Them darn fangirls again...

It Gets Deep (no lake pun intended)

Put the recent DVD release of Lady in the Lake in the PC here and watched the audio commentary version by Alain Silver and James Ursini. I think this was the first full movie where I listed to the entire commentary. It gets deep.

Both fellas go through a lot of factoids about the actors as well as film noir. About 45 minutes into the commentary, I was burnt out. Me, the fact nerd. I started to balance my checkbook & listen in the background, which is what I'd recommend.

One piece of info that struck me as interesting is the scene in Adrienne Fromsett's bedroom with Philip Marlowe, right after his car accident. He's laying in her bed recovering, and she's sitting on the edge of it. The scene made it past the censors - they were both in one bed at the same time (ha!).

Tuesday, September 05, 2006

Fast and Furious

Let me preface this post by saying I am not referring to the recent movie with a similar title. At no time will you see Franchot Tone road racing a Nissan in this movie. While I'll be the first to admit the thought is interesting, let me haul your imagination back to 1939.

Fast and Furious is the sequel to Fast and Loose (which followed Fast Company - got it?). You'll probably remember Fast and Loose as the mystery/comedy with Bob Montgomery and Rosalind Russell as Joel & Garda Sloane. Joel & Garda are an awesome duo. Joel is a rare book dealer, who also has the talent to solve mysteries on the side. I honestly think they could have taken on Nick & Nora if there was a "standard" acting duo.

Instead of Bob and Rosalind, substitute Franchot Tone and Ann Sothern as Joel & Garda. I think they come off as more quirky and goofball than Bob & Rosalind. The original couple was Melvyn Douglas and Florence Rice.

Fast and Furious follows our book selling couple on vacation to Seaside City for a summer cool-off. Turns out Joel has ulterior motives...there's a beauty contest in town which his friend is managing. Add to that, Joel has been made one of the contest judges. There's more to the movie than watching a book dealing couple on vacation - there's a murder and some performing lions. Yes, I said lions.

One part I found interesting was Joel's office - the set was the spitting image of what we saw in Fast and Loose. Both films were made in '39.

All in all, it's an entertaining movie that you'll enjoy as part of the "Fast..." series.

September Classic Coming Attractions

Yes, it's a new month & there's a new review of classic DVDs over at The Digital Bits. Film noir is the theme du jour, with reviews of Double Indemnity and the Film Noir Classic Collection Vol. 3. Also in the mix is a look at the new Clark Gable set, early films from der Bingle, and more.

If you haven't figured it out yet, I cracked the seal on my Film Noir Vol. 3 set over the weekend.

Monday, September 04, 2006

YOU and Robert Montgomery

A few screen shots from 1947's Lady in the Lake trailer.

YOU (huzzah!)

By now I have messed up the order of these...
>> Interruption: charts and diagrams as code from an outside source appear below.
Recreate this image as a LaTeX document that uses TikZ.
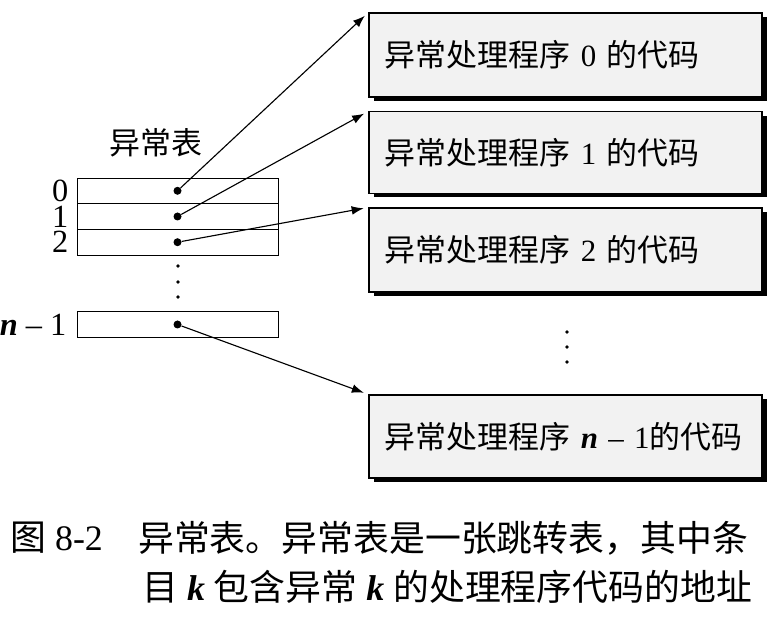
\documentclass[tikz,border=0pt]{standalone}
\usepackage{fontspec}
\setmainfont{Liberation Serif}
\newfontfamily\cjk{Noto Sans CJK SC}
\usepackage{tikz}
\usetikzlibrary{arrows.meta,positioning,shadows}
\tikzset{%
  handler/.style = {shape=rectangle, draw, line width=0.8pt,%
                    fill=gray!10, align=left,%
                    minimum width=9.825cm, minimum height=2.1cm,%
                    text width=9.025cm, inner xsep=0.4cm,%
                    drop shadow={shadow xshift=0.12cm, shadow yshift=-0.1cm,%
                                 fill=black, opacity=1},%
                    font=\fontsize{22}{26}\selectfont},%
  entry/.style   = {shape=rectangle, draw, line width=0.6pt, fill=white,%
                    minimum width=5.025cm, minimum height=0.642cm, inner sep=0pt},%
  dot/.style     = {circle, fill=black, inner sep=0pt, minimum size=0.2cm},%
  idx/.style     = {font=\fontsize{23}{23}\selectfont, inner sep=0pt},%
  caption/.style = {anchor=west, inner sep=0pt, font=\fontsize{25.5}{28}\selectfont},%
  jump/.style    = {-{Latex[length=0.3cm,width=0.22cm]}, line width=0.8pt,%
                    shorten >=0.12cm}%
}

\begin{document}
\begin{tikzpicture}[x=0.025cm, y=-0.025cm]%
	\useasboundingbox (0,0) rectangle (784,622);
	\node [font=\fontsize{22}{26}\selectfont] (title) at (156,143) {\cjk 异常表};
	\node [entry] (r0) at (177.5,190.8) {};
	\node [entry] (r1) at (177.5,216.5) {};
	\node [entry] (r2) at (177.5,242.2) {};
	\node [entry] (rn) at (177.5,324.5) {};
	\node [idx, left=0.2cm of r0] (i0) {0};
	\node [idx, left=0.2cm of r1] (i1) {1};
	\node [idx, left=0.2cm of r2] (i2) {2};
	\node [idx, left=0.25cm of rn] (in) {\textbf{\textit{n}} – 1};
	\foreach \r in {r0,r1,r2,rn}
		\node [dot] (d\r) at (\r) {};
	\foreach \y in {266,282,297}
		\fill (178,\y) circle (0.045cm);
	\node [handler] (h0) at (565.5,55) {{\cjk 异常处理程序} 0 {\cjk 的代码}};
	\node [handler, minimum height=2.03cm] (h1) at (565.5,152.5) {{\cjk 异常处理程序} 1 {\cjk 的代码}};
	\node [handler] (h2) at (565.5,250) {{\cjk 异常处理程序} 2 {\cjk 的代码}};
	\node [handler, minimum height=2.075cm] (hn) at (565.5,436.5) {{\cjk 异常处理程序} \textbf{\textit{n}} – 1{\cjk 的代码}};
	\foreach \y in {332,347,362}
		\fill (567,\y) circle (0.045cm);
	\draw [jump] (dr0) -- (h0.north west);
	\draw [jump] (dr1) -- (h1.north west);
	\draw [jump] (dr2) -- (h2.north west);
	\draw [jump] (drn) -- (hn.north west);
	\node [caption] (fig) at (10,538) {{\cjk 图} 8-2};
	\node [caption] (cap1) at (138,538) {\cjk 异常表。异常表是一张跳转表，其中条};
	\node [caption] (cap2) at (142,587) {{\cjk 目} \textbf{\textit{k}} {\cjk 包含异常} \textbf{\textit{k}} {\cjk 的处理程序代码的地址}};
\end{tikzpicture}
\end{document}
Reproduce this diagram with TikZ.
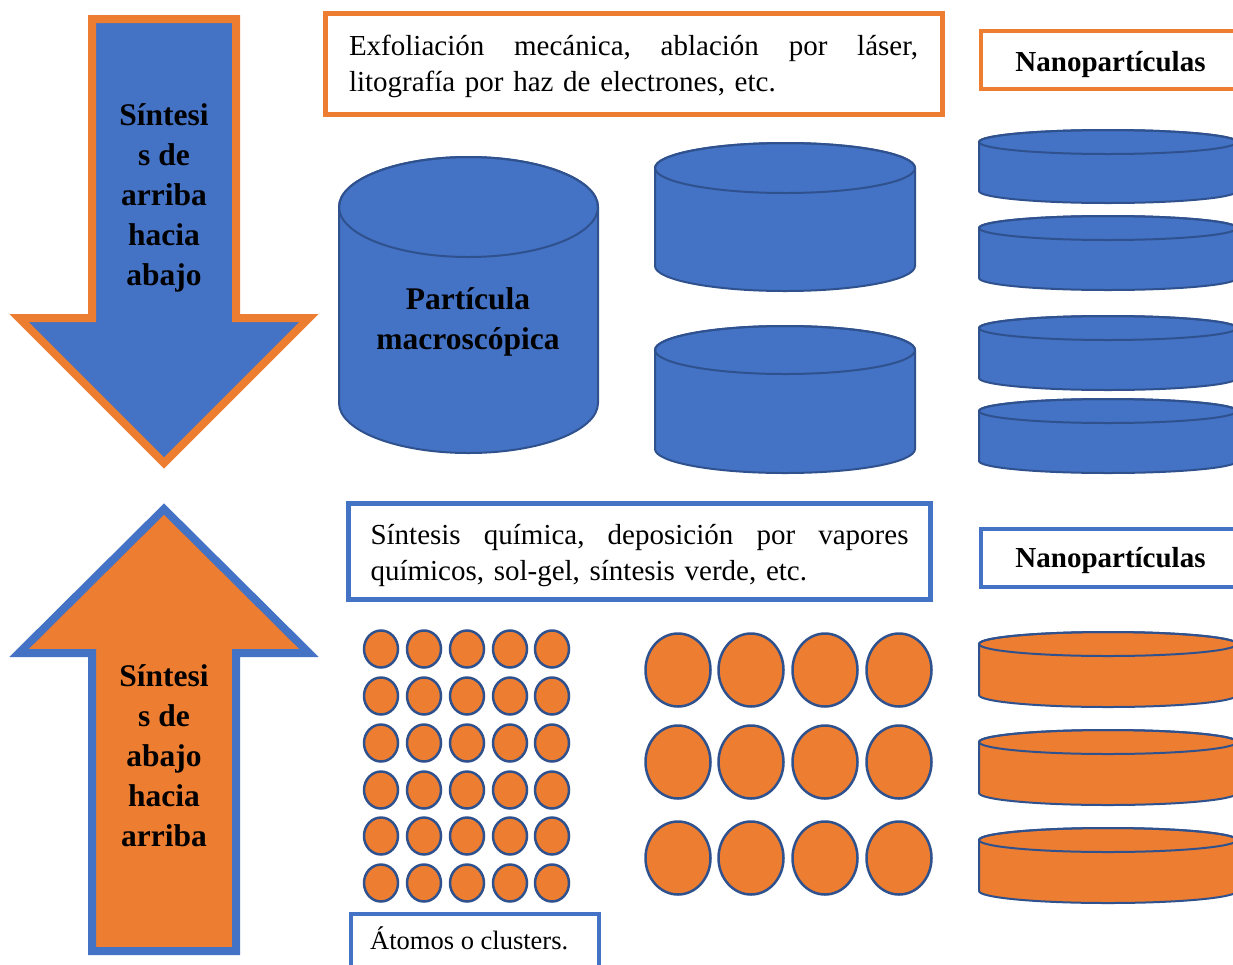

Friday, September 01, 2006

Ray Milland? Where?

Found this interesting blurb on TCM's web site about The Mystery of Mr. X - the Ray Milland part caught my eye:

Some casting notes: Montgomery's daughter Elizabeth, who would find fame 35 years later as Samantha in TV's Bewitched, was born just months before filming began. Montgomery was married at the time to Elizabeth Bryan Allen - no relation to this film's leading lady, Elizabeth Allan. Contrary to popular belief, Ray Milland is not in The Mystery of Mr. X. He is listed in extended printed credits (as Raymond Milland) so it is possible he had a bit part which was left on the cutting room floor. The Mystery of Mr. X was remade in 1952 as The Hour of 13, starring Peter Lawford.

I've got to admin, it would have been cool if Ray had a larger part in the film. It's my opinion he was at his best in his mystery & noir-ish type films.